>> START Supplied information
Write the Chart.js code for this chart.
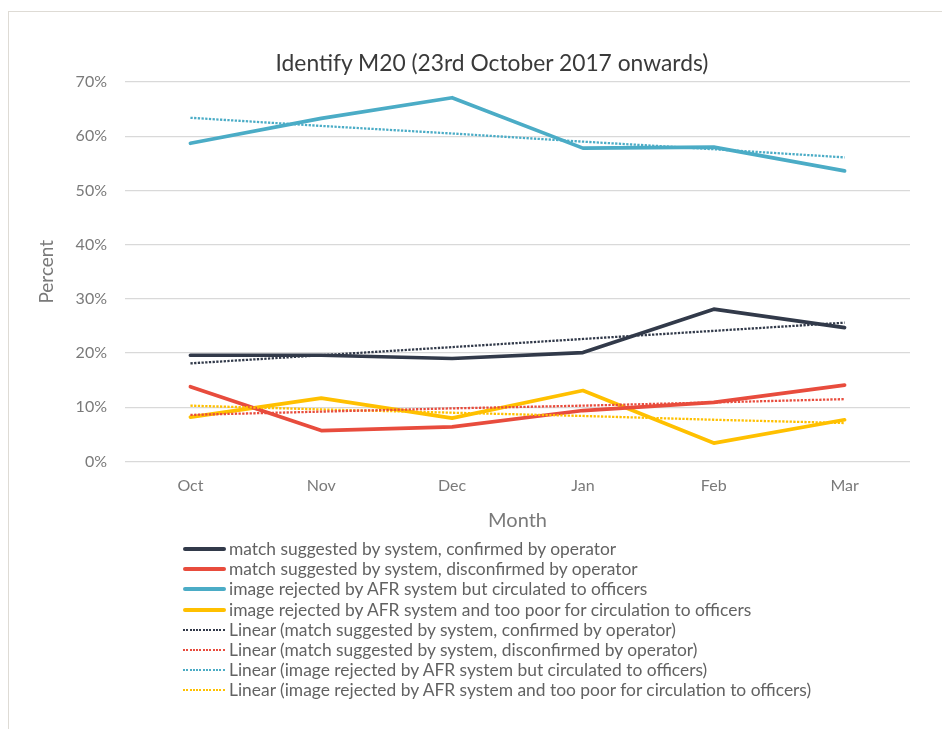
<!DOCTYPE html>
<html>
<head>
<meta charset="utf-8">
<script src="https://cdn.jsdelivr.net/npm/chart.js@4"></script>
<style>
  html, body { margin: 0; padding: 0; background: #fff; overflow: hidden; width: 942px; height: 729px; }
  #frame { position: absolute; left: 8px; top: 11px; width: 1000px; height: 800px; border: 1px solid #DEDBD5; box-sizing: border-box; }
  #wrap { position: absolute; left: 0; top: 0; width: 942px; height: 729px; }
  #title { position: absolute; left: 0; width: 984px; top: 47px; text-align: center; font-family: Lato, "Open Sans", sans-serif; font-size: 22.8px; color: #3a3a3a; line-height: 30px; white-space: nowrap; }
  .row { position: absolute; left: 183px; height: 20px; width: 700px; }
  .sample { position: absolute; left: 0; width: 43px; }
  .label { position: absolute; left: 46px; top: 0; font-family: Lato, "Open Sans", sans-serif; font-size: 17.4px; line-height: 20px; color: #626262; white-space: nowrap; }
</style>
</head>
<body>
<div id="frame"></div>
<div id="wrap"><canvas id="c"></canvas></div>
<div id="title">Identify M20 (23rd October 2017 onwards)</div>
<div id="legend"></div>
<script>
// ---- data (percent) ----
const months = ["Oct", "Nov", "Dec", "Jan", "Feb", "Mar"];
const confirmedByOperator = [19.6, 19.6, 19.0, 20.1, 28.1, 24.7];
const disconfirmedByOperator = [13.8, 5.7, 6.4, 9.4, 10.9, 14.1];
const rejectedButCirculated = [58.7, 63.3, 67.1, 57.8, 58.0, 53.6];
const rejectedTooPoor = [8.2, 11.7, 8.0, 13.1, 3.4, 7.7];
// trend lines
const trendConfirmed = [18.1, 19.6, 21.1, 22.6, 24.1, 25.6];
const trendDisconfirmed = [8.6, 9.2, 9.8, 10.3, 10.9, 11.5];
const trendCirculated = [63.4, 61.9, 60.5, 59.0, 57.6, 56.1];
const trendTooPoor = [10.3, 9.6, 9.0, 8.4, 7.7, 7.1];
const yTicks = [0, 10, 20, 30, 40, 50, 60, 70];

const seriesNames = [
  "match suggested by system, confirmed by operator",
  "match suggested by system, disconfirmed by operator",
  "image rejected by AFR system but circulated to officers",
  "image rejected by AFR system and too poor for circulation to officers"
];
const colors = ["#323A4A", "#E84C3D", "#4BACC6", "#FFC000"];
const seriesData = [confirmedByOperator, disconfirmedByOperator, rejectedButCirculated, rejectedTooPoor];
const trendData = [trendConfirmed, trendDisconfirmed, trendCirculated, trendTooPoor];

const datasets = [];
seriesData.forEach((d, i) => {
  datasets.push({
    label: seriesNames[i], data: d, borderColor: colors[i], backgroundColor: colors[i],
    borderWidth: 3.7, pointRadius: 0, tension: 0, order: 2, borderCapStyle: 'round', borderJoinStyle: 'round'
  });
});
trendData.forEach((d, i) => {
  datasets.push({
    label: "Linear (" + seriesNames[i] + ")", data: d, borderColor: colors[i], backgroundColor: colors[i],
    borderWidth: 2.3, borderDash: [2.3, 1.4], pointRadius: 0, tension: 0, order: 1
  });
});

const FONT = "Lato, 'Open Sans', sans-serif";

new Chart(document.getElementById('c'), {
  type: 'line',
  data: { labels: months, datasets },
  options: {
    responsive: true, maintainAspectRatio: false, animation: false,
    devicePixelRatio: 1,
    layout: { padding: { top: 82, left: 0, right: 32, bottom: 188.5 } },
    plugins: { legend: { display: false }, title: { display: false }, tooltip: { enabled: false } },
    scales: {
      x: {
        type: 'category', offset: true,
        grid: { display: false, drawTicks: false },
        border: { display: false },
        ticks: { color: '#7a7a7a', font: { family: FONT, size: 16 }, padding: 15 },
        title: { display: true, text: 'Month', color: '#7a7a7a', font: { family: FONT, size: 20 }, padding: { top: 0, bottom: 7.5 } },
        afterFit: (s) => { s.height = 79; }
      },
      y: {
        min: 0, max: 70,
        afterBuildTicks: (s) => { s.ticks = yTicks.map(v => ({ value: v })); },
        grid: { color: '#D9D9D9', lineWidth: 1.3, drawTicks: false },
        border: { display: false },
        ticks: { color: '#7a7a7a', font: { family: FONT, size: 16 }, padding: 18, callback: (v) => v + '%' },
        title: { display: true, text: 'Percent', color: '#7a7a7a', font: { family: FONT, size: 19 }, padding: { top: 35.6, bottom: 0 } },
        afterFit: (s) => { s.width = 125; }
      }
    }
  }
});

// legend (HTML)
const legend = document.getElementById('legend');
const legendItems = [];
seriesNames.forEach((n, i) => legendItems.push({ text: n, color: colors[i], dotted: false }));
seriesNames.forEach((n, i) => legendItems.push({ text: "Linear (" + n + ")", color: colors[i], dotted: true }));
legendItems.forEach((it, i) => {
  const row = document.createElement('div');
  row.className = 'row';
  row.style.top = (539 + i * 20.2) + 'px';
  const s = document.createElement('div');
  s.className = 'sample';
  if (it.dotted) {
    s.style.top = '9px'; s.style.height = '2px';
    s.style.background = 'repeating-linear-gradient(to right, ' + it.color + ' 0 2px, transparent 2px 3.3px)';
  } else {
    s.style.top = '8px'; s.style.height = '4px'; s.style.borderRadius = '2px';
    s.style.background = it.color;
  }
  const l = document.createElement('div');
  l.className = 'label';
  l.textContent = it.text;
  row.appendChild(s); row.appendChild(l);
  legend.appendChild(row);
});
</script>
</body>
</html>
>> END Supplied information
Make an exact copy of the data, leaving its pictures out.

Write the Chart.js code for this chart.
<!DOCTYPE html>
<html>
<head>
<meta charset="utf-8">
<script src="https://cdn.jsdelivr.net/npm/chart.js@4"></script>
<style>
  html, body { margin: 0; padding: 0; background: #fff; overflow: hidden; width: 942px; height: 729px; }
  #frame { position: absolute; left: 8px; top: 11px; width: 1000px; height: 800px; border: 1px solid #DEDBD5; box-sizing: border-box; }
  #wrap { position: absolute; left: 0; top: 0; width: 942px; height: 729px; }
  #title { position: absolute; left: 0; width: 984px; top: 47px; text-align: center; font-family: Lato, "Open Sans", sans-serif; font-size: 22.8px; color: #3a3a3a; line-height: 30px; white-space: nowrap; }
  .row { position: absolute; left: 183px; height: 20px; width: 700px; }
  .sample { position: absolute; left: 0; width: 43px; }
  .label { position: absolute; left: 46px; top: 0; font-family: Lato, "Open Sans", sans-serif; font-size: 17.4px; line-height: 20px; color: #626262; white-space: nowrap; }
</style>
</head>
<body>
<div id="frame"></div>
<div id="wrap"><canvas id="c"></canvas></div>
<div id="title">Identify M20 (23rd October 2017 onwards)</div>
<div id="legend"></div>
<script>
// ---- data (percent) ----
const months = ["Oct", "Nov", "Dec", "Jan", "Feb", "Mar"];
const confirmedByOperator = [19.6, 19.6, 19.0, 20.1, 28.1, 24.7];
const disconfirmedByOperator = [13.8, 5.7, 6.4, 9.4, 10.9, 14.1];
const rejectedButCirculated = [58.7, 63.3, 67.1, 57.8, 58.0, 53.6];
const rejectedTooPoor = [8.2, 11.7, 8.0, 13.1, 3.4, 7.7];
// trend lines
const trendConfirmed = [18.1, 19.6, 21.1, 22.6, 24.1, 25.6];
const trendDisconfirmed = [8.6, 9.2, 9.8, 10.3, 10.9, 11.5];
const trendCirculated = [63.4, 61.9, 60.5, 59.0, 57.6, 56.1];
const trendTooPoor = [10.3, 9.6, 9.0, 8.4, 7.7, 7.1];
const yTicks = [0, 10, 20, 30, 40, 50, 60, 70];

const seriesNames = [
  "match suggested by system, confirmed by operator",
  "match suggested by system, disconfirmed by operator",
  "image rejected by AFR system but circulated to officers",
  "image rejected by AFR system and too poor for circulation to officers"
];
const colors = ["#323A4A", "#E84C3D", "#4BACC6", "#FFC000"];
const seriesData = [confirmedByOperator, disconfirmedByOperator, rejectedButCirculated, rejectedTooPoor];
const trendData = [trendConfirmed, trendDisconfirmed, trendCirculated, trendTooPoor];

const datasets = [];
seriesData.forEach((d, i) => {
  datasets.push({
    label: seriesNames[i], data: d, borderColor: colors[i], backgroundColor: colors[i],
    borderWidth: 3.7, pointRadius: 0, tension: 0, order: 2, borderCapStyle: 'round', borderJoinStyle: 'round'
  });
});
trendData.forEach((d, i) => {
  datasets.push({
    label: "Linear (" + seriesNames[i] + ")", data: d, borderColor: colors[i], backgroundColor: colors[i],
    borderWidth: 2.3, borderDash: [2.3, 1.4], pointRadius: 0, tension: 0, order: 1
  });
});

const FONT = "Lato, 'Open Sans', sans-serif";

new Chart(document.getElementById('c'), {
  type: 'line',
  data: { labels: months, datasets },
  options: {
    responsive: true, maintainAspectRatio: false, animation: false,
    devicePixelRatio: 1,
    layout: { padding: { top: 82, left: 0, right: 32, bottom: 188.5 } },
    plugins: { legend: { display: false }, title: { display: false }, tooltip: { enabled: false } },
    scales: {
      x: {
        type: 'category', offset: true,
        grid: { display: false, drawTicks: false },
        border: { display: false },
        ticks: { color: '#7a7a7a', font: { family: FONT, size: 16 }, padding: 15 },
        title: { display: true, text: 'Month', color: '#7a7a7a', font: { family: FONT, size: 20 }, padding: { top: 0, bottom: 7.5 } },
        afterFit: (s) => { s.height = 79; }
      },
      y: {
        min: 0, max: 70,
        afterBuildTicks: (s) => { s.ticks = yTicks.map(v => ({ value: v })); },
        grid: { color: '#D9D9D9', lineWidth: 1.3, drawTicks: false },
        border: { display: false },
        ticks: { color: '#7a7a7a', font: { family: FONT, size: 16 }, padding: 18, callback: (v) => v + '%' },
        title: { display: true, text: 'Percent', color: '#7a7a7a', font: { family: FONT, size: 19 }, padding: { top: 35.6, bottom: 0 } },
        afterFit: (s) => { s.width = 125; }
      }
    }
  }
});

// legend (HTML)
const legend = document.getElementById('legend');
const legendItems = [];
seriesNames.forEach((n, i) => legendItems.push({ text: n, color: colors[i], dotted: false }));
seriesNames.forEach((n, i) => legendItems.push({ text: "Linear (" + n + ")", color: colors[i], dotted: true }));
legendItems.forEach((it, i) => {
  const row = document.createElement('div');
  row.className = 'row';
  row.style.top = (539 + i * 20.2) + 'px';
  const s = document.createElement('div');
  s.className = 'sample';
  if (it.dotted) {
    s.style.top = '9px'; s.style.height = '2px';
    s.style.background = 'repeating-linear-gradient(to right, ' + it.color + ' 0 2px, transparent 2px 3.3px)';
  } else {
    s.style.top = '8px'; s.style.height = '4px'; s.style.borderRadius = '2px';
    s.style.background = it.color;
  }
  const l = document.createElement('div');
  l.className = 'label';
  l.textContent = it.text;
  row.appendChild(s); row.appendChild(l);
  legend.appendChild(row);
});
</script>
</body>
</html>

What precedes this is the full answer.